I went back into the garage where my husband was standing and I did not see the other snake. My husband said he THOUGHT it might have gone behind and under the shelf. I told him to stand at the rear of his car so he could see where the snake emerged when I started poking under the shelf. Suddenly my husband shouted, "It's out! It's out!" I started to run to the back of my husband's car and RAN SMACK INTO HIM!!! Once again, my partner had left his post and we had no idea where the snake was. Thank goodness we knew it was a black snake. So there I was, poking and prodding among the mops and brooms and wishing I had more sturdy shoes than the sandals I was wearing. My husband had moved to the front of my car...the front of the front of my car asking such useful questions as, "Can you see it? Can you find it? We've got to find it!"

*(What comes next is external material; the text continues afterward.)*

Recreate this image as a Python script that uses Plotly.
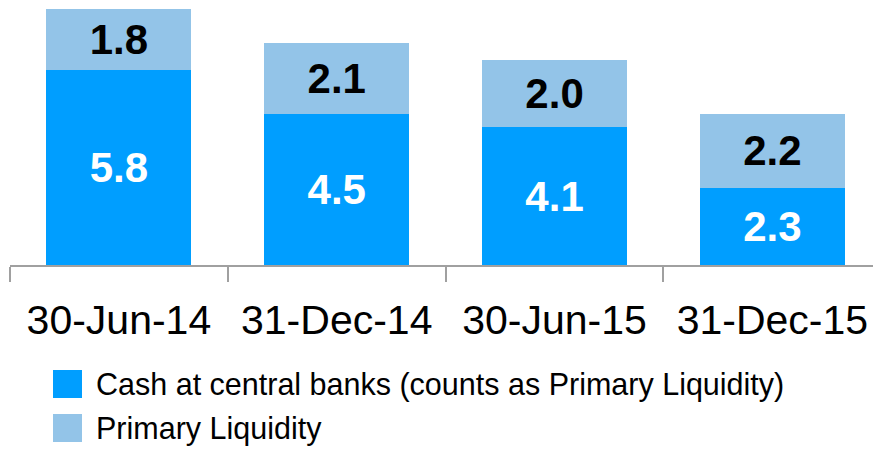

Finally I saw the snake's tail. Poking and prodding, I managed to get the snake out of the garage and onto the driveway and then over the wall. I don't know why it didn't occur to me from the beginning that the twisted nature of the snake could only mean one thing...there were two snakes locked in an embrace. But it didn't occur to me and I was totally shocked to see two snakes.
Photograph from Savannah River Ecology Laboratory
All's well that ends well is absolutely true. After such an adventure we are prone to think of how many things could have gone wrong. We're thankful that I noticed the snakes in the first place. It's one thing to see a snake from a distance...quite another to be suddenly surprised. We are thankful the dogs did not participate in our antics, although next morning they were intensely interested in the smells on the turn-around of the driveway. We are thankful the snakes were not poisonous or aggressive and we hope they do find a good nesting place near our house...just not inside the garage. We are thankful neither of us had more than a glass of wine at dinner.
Most of all, we are thankful that we can still get into these Desi/Lucy situations and laugh about them. And come out of them still best friends. My husband once gave me a card which read, "Having the right partner makes all the difference." So true...so true.